## PROBLEM TO SOLVE:
Transcribe the material exactly. Images do not belong in the copy.

## COLLECTED MATERIAL:

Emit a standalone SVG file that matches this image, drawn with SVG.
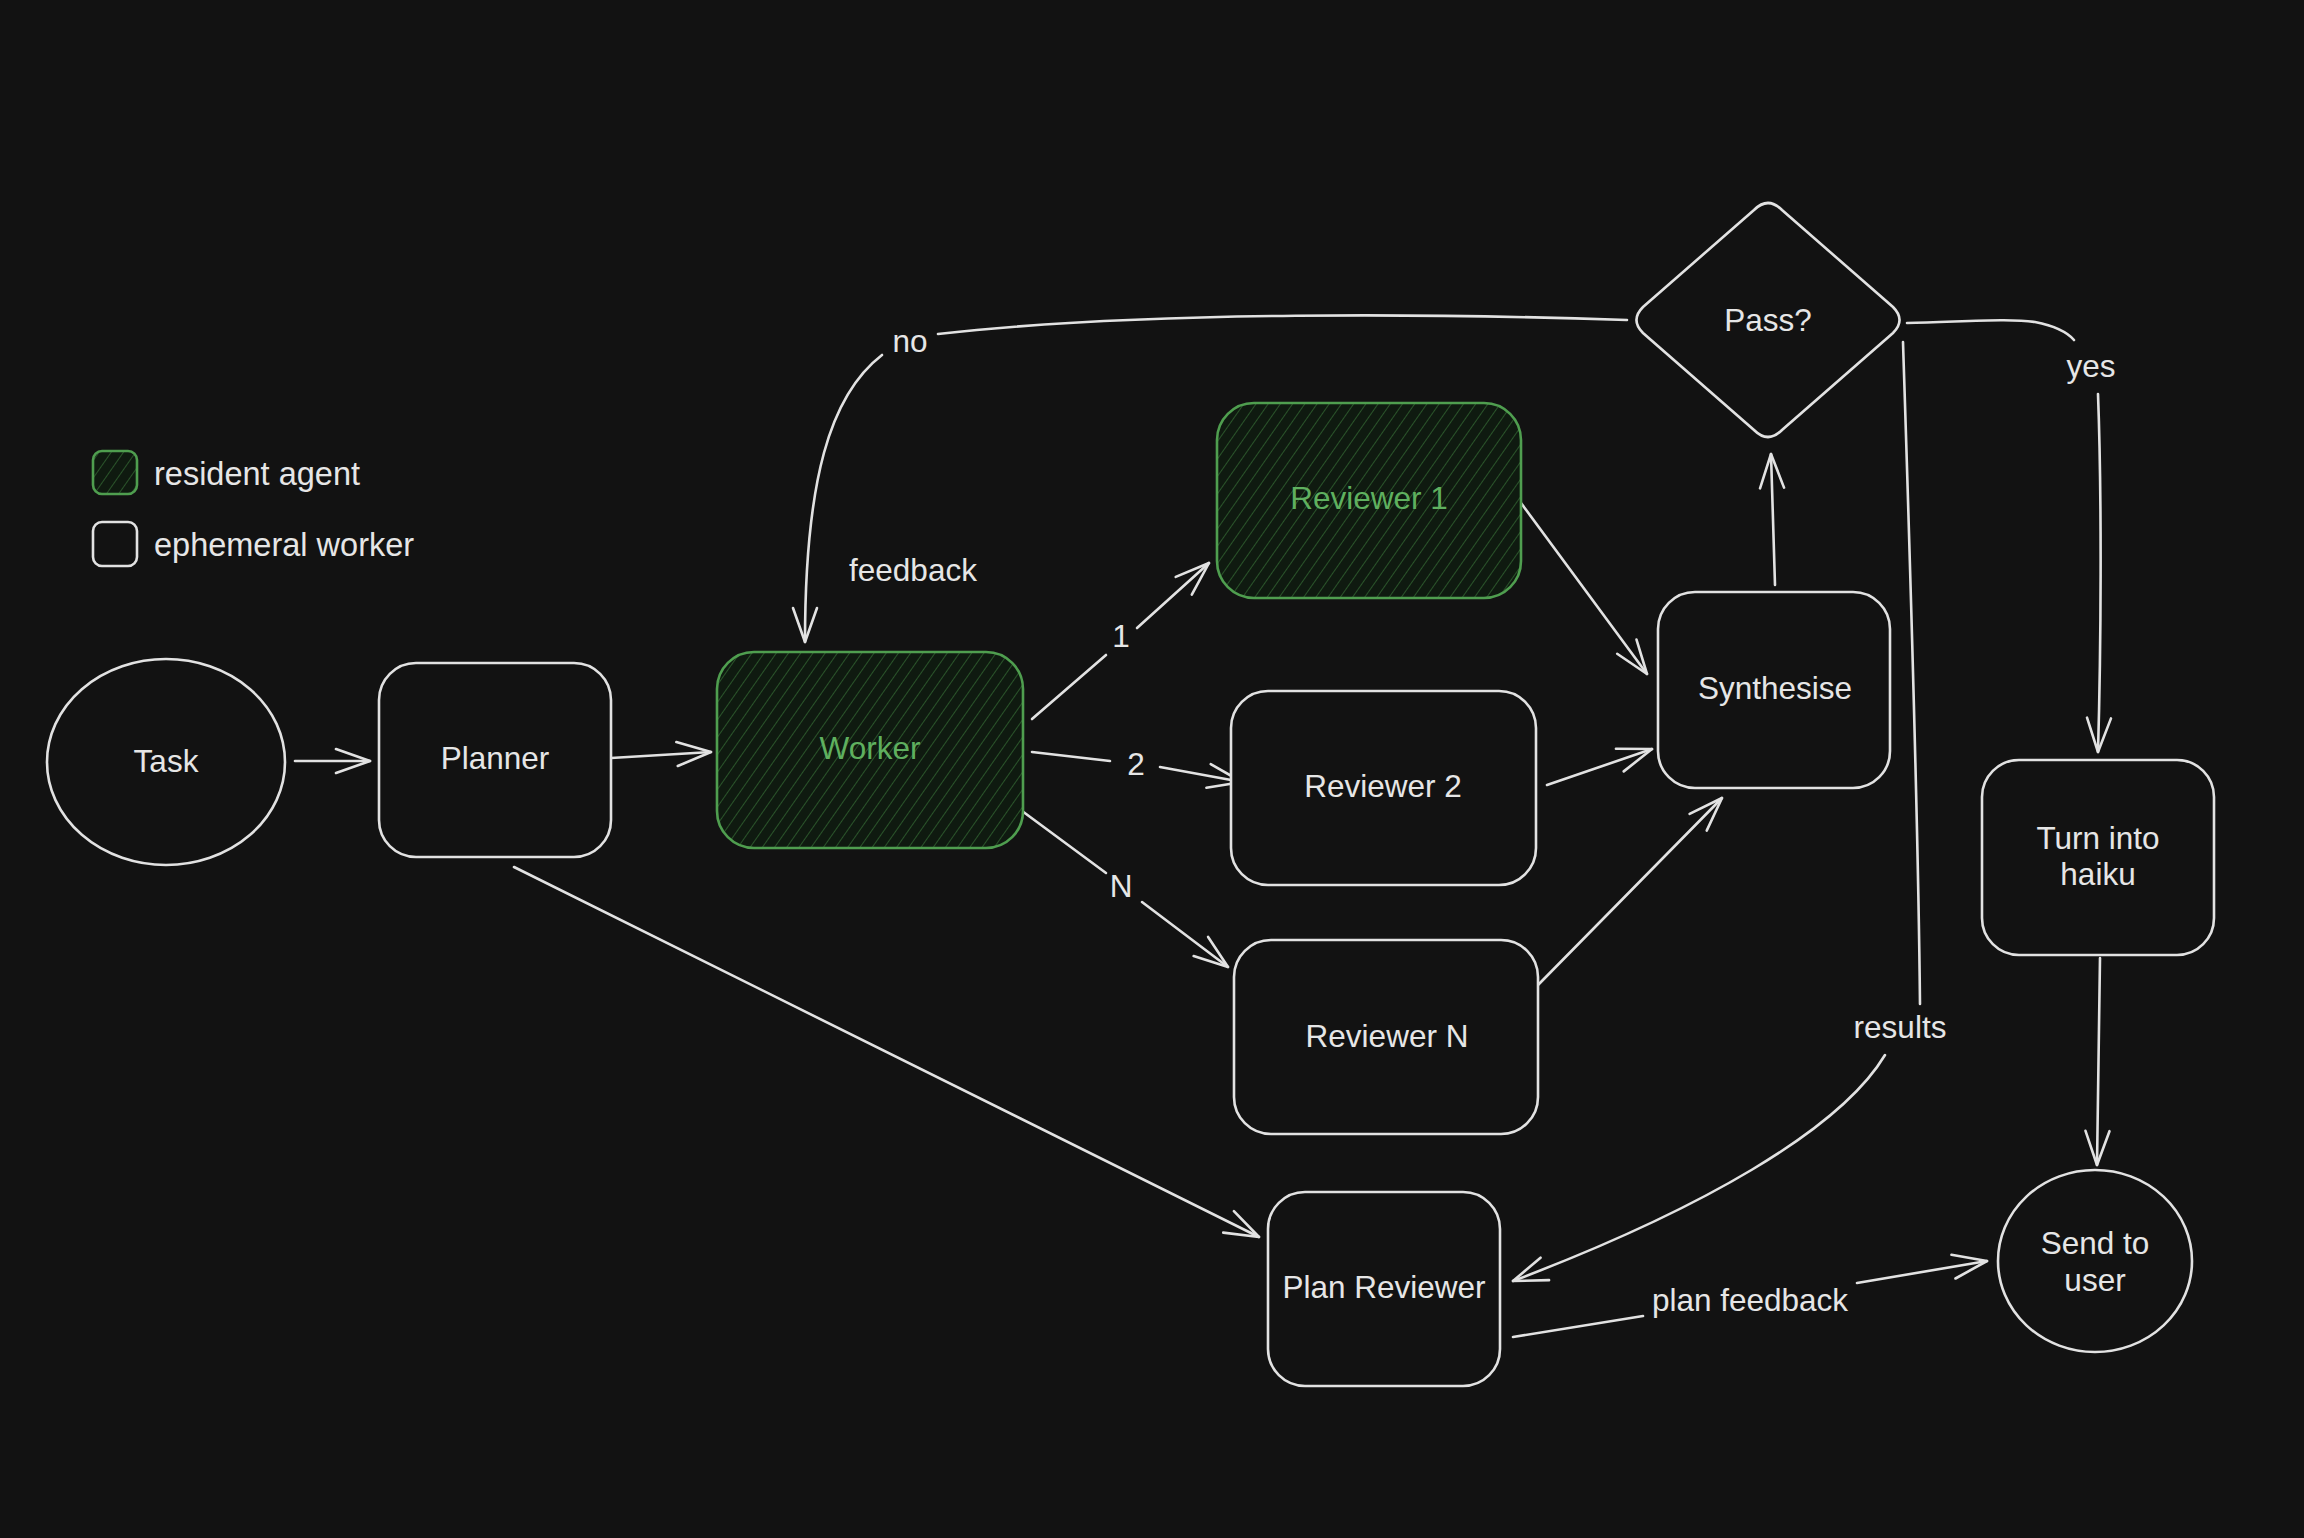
<svg xmlns="http://www.w3.org/2000/svg" width="2304" height="1538" viewBox="0 0 2304 1538">
<style>
.n{fill:#121212;stroke:#e2e2e2;stroke-width:2.6}
.g{fill:url(#hatch);stroke:#4f9e4f;stroke-width:2.6}
.t{font-family:"Liberation Sans","Noto Sans",sans-serif;font-size:31.5px;fill:#e6e6e6;text-anchor:middle;dominant-baseline:central}
.tg{fill:#5fb05f}
.lt{font-family:"Liberation Sans","Noto Sans",sans-serif;font-size:32.5px;fill:#e6e6e6;dominant-baseline:central}
.e{fill:none;stroke:#e2e2e2;stroke-width:2.6;stroke-linecap:round}
.ea{fill:none;stroke:#e2e2e2;stroke-width:2.6;stroke-linecap:round;marker-end:url(#ah)}
</style>
<defs>
<pattern id="hatch" patternUnits="userSpaceOnUse" width="10" height="10" patternTransform="rotate(35)">
<rect width="10" height="10" fill="#0f1a10"/>
<line x1="0" y1="0" x2="0" y2="10" stroke="#2e5e2e" stroke-width="1.7"/>
</pattern>
<marker id="ah" viewBox="-40 -20 50 40" markerWidth="50" markerHeight="40" refX="0" refY="0" orient="auto" markerUnits="userSpaceOnUse">
<path d="M-34,-12 L0,0 L-34,12" fill="none" stroke="#e2e2e2" stroke-width="2.6" stroke-linecap="round" stroke-linejoin="round"/>
</marker>
</defs>
<rect width="2304" height="1538" fill="#121212"/>

<g id="legend">
<rect x="93" y="451" width="44" height="43" rx="9" class="g"/>
<text x="154" y="474" class="lt">resident agent</text>
<rect x="93" y="522" width="44" height="44" rx="9" class="n"/>
<text x="154" y="545" class="lt">ephemeral worker</text>
</g>

<g id="connectors">
<path class="ea" d="M295,761 L370,761"/>
<path class="ea" d="M611,758 L711,752"/>
<path class="e" d="M1032,719 L1106,655"/>
<path class="ea" d="M1137,628 L1209,563"/>
<text x="1121" y="636" class="t">1</text>
<path class="e" d="M1032,752 L1110,761"/>
<path class="ea" d="M1160,767 L1242,782"/>
<text x="1136" y="764" class="t">2</text>
<path class="e" d="M1018,808 L1106,873"/>
<path class="ea" d="M1142,902 L1228,967"/>
<text x="1121" y="886" class="t">N</text>
<path class="ea" d="M1521,503 L1647,674"/>
<path class="ea" d="M1547,785 L1652,749"/>
<path class="ea" d="M1538,985 L1722,798"/>
<path class="ea" d="M1775,585 L1771,454"/>
<path class="e" d="M1627,320 C1450,314 1150,310 938,334"/>
<path class="ea" d="M882,355 C830,395 805,480 805,642"/>
<text x="910" y="341" class="t">no</text>
<text x="913" y="570" class="t">feedback</text>
<path class="e" d="M1907,323 C1960,322 2010,318 2035,322 C2055,326 2068,333 2074,340"/>
<path class="ea" d="M2098,394 C2102,500 2101,650 2098,752"/>
<text x="2091" y="366" class="t">yes</text>
<path class="e" d="M1903,342 C1910,560 1918,800 1920,1004"/>
<text x="1900" y="1027" class="t">results</text>
<path class="ea" d="M1885,1055 C1840,1130 1700,1210 1513,1281"/>
<path class="ea" d="M514,867 L1259,1237"/>
<path class="ea" d="M2100,958 L2097,1165"/>
<path class="e" d="M1513,1337 L1643,1316"/>
<path class="ea" d="M1857,1283 L1987,1261"/>
<text x="1750" y="1300" class="t">plan feedback</text>
</g>

<g id="task">
<ellipse cx="166" cy="762" rx="119" ry="103" class="n"/>
<text x="166" y="761" class="t">Task</text>
</g>
<g id="planner">
<rect x="379" y="663" width="232" height="194" rx="37" class="n"/>
<text x="495" y="758" class="t">Planner</text>
</g>
<g id="worker">
<rect x="717" y="652" width="306" height="196" rx="37" class="g"/>
<text x="870" y="748" class="t tg">Worker</text>
</g>
<g id="reviewer1">
<rect x="1217" y="403" width="304" height="195" rx="37" class="g"/>
<text x="1369" y="498" class="t tg">Reviewer 1</text>
</g>
<g id="reviewer2">
<rect x="1231" y="691" width="305" height="194" rx="37" class="n"/>
<text x="1383" y="786" class="t">Reviewer 2</text>
</g>
<g id="reviewerN">
<rect x="1234" y="940" width="304" height="194" rx="37" class="n"/>
<text x="1387" y="1036" class="t">Reviewer N</text>
</g>
<g id="synthesise">
<rect x="1658" y="592" width="232" height="196" rx="37" class="n"/>
<text x="1775" y="688" class="t">Synthesise</text>
</g>
<g id="pass">
<path d="M1754,210 Q1768,196 1782,210 L1893,307 Q1906,320 1893,333 L1782,430 Q1768,444 1754,430 L1643,333 Q1630,320 1643,307 Z" class="n"/>
<text x="1768" y="320" class="t">Pass?</text>
</g>
<g id="haiku">
<rect x="1982" y="760" width="232" height="195" rx="37" class="n"/>
<text x="2098" y="838" class="t">Turn into</text>
<text x="2098" y="874" class="t">haiku</text>
</g>
<g id="sendtouser">
<ellipse cx="2095" cy="1261" rx="97" ry="91" class="n"/>
<text x="2095" y="1243" class="t">Send to</text>
<text x="2095" y="1280" class="t">user</text>
</g>
<g id="planreviewer">
<rect x="1268" y="1192" width="232" height="194" rx="37" class="n"/>
<text x="1384" y="1287" class="t">Plan Reviewer</text>
</g>
</svg>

## FINISHED ANSWER:
Emit a standalone SVG file that matches this image, drawn with SVG.
<svg xmlns="http://www.w3.org/2000/svg" width="2304" height="1538" viewBox="0 0 2304 1538">
<style>
.n{fill:#121212;stroke:#e2e2e2;stroke-width:2.6}
.g{fill:url(#hatch);stroke:#4f9e4f;stroke-width:2.6}
.t{font-family:"Liberation Sans","Noto Sans",sans-serif;font-size:31.5px;fill:#e6e6e6;text-anchor:middle;dominant-baseline:central}
.tg{fill:#5fb05f}
.lt{font-family:"Liberation Sans","Noto Sans",sans-serif;font-size:32.5px;fill:#e6e6e6;dominant-baseline:central}
.e{fill:none;stroke:#e2e2e2;stroke-width:2.6;stroke-linecap:round}
.ea{fill:none;stroke:#e2e2e2;stroke-width:2.6;stroke-linecap:round;marker-end:url(#ah)}
</style>
<defs>
<pattern id="hatch" patternUnits="userSpaceOnUse" width="10" height="10" patternTransform="rotate(35)">
<rect width="10" height="10" fill="#0f1a10"/>
<line x1="0" y1="0" x2="0" y2="10" stroke="#2e5e2e" stroke-width="1.7"/>
</pattern>
<marker id="ah" viewBox="-40 -20 50 40" markerWidth="50" markerHeight="40" refX="0" refY="0" orient="auto" markerUnits="userSpaceOnUse">
<path d="M-34,-12 L0,0 L-34,12" fill="none" stroke="#e2e2e2" stroke-width="2.6" stroke-linecap="round" stroke-linejoin="round"/>
</marker>
</defs>
<rect width="2304" height="1538" fill="#121212"/>

<g id="legend">
<rect x="93" y="451" width="44" height="43" rx="9" class="g"/>
<text x="154" y="474" class="lt">resident agent</text>
<rect x="93" y="522" width="44" height="44" rx="9" class="n"/>
<text x="154" y="545" class="lt">ephemeral worker</text>
</g>

<g id="connectors">
<path class="ea" d="M295,761 L370,761"/>
<path class="ea" d="M611,758 L711,752"/>
<path class="e" d="M1032,719 L1106,655"/>
<path class="ea" d="M1137,628 L1209,563"/>
<text x="1121" y="636" class="t">1</text>
<path class="e" d="M1032,752 L1110,761"/>
<path class="ea" d="M1160,767 L1242,782"/>
<text x="1136" y="764" class="t">2</text>
<path class="e" d="M1018,808 L1106,873"/>
<path class="ea" d="M1142,902 L1228,967"/>
<text x="1121" y="886" class="t">N</text>
<path class="ea" d="M1521,503 L1647,674"/>
<path class="ea" d="M1547,785 L1652,749"/>
<path class="ea" d="M1538,985 L1722,798"/>
<path class="ea" d="M1775,585 L1771,454"/>
<path class="e" d="M1627,320 C1450,314 1150,310 938,334"/>
<path class="ea" d="M882,355 C830,395 805,480 805,642"/>
<text x="910" y="341" class="t">no</text>
<text x="913" y="570" class="t">feedback</text>
<path class="e" d="M1907,323 C1960,322 2010,318 2035,322 C2055,326 2068,333 2074,340"/>
<path class="ea" d="M2098,394 C2102,500 2101,650 2098,752"/>
<text x="2091" y="366" class="t">yes</text>
<path class="e" d="M1903,342 C1910,560 1918,800 1920,1004"/>
<text x="1900" y="1027" class="t">results</text>
<path class="ea" d="M1885,1055 C1840,1130 1700,1210 1513,1281"/>
<path class="ea" d="M514,867 L1259,1237"/>
<path class="ea" d="M2100,958 L2097,1165"/>
<path class="e" d="M1513,1337 L1643,1316"/>
<path class="ea" d="M1857,1283 L1987,1261"/>
<text x="1750" y="1300" class="t">plan feedback</text>
</g>

<g id="task">
<ellipse cx="166" cy="762" rx="119" ry="103" class="n"/>
<text x="166" y="761" class="t">Task</text>
</g>
<g id="planner">
<rect x="379" y="663" width="232" height="194" rx="37" class="n"/>
<text x="495" y="758" class="t">Planner</text>
</g>
<g id="worker">
<rect x="717" y="652" width="306" height="196" rx="37" class="g"/>
<text x="870" y="748" class="t tg">Worker</text>
</g>
<g id="reviewer1">
<rect x="1217" y="403" width="304" height="195" rx="37" class="g"/>
<text x="1369" y="498" class="t tg">Reviewer 1</text>
</g>
<g id="reviewer2">
<rect x="1231" y="691" width="305" height="194" rx="37" class="n"/>
<text x="1383" y="786" class="t">Reviewer 2</text>
</g>
<g id="reviewerN">
<rect x="1234" y="940" width="304" height="194" rx="37" class="n"/>
<text x="1387" y="1036" class="t">Reviewer N</text>
</g>
<g id="synthesise">
<rect x="1658" y="592" width="232" height="196" rx="37" class="n"/>
<text x="1775" y="688" class="t">Synthesise</text>
</g>
<g id="pass">
<path d="M1754,210 Q1768,196 1782,210 L1893,307 Q1906,320 1893,333 L1782,430 Q1768,444 1754,430 L1643,333 Q1630,320 1643,307 Z" class="n"/>
<text x="1768" y="320" class="t">Pass?</text>
</g>
<g id="haiku">
<rect x="1982" y="760" width="232" height="195" rx="37" class="n"/>
<text x="2098" y="838" class="t">Turn into</text>
<text x="2098" y="874" class="t">haiku</text>
</g>
<g id="sendtouser">
<ellipse cx="2095" cy="1261" rx="97" ry="91" class="n"/>
<text x="2095" y="1243" class="t">Send to</text>
<text x="2095" y="1280" class="t">user</text>
</g>
<g id="planreviewer">
<rect x="1268" y="1192" width="232" height="194" rx="37" class="n"/>
<text x="1384" y="1287" class="t">Plan Reviewer</text>
</g>
</svg>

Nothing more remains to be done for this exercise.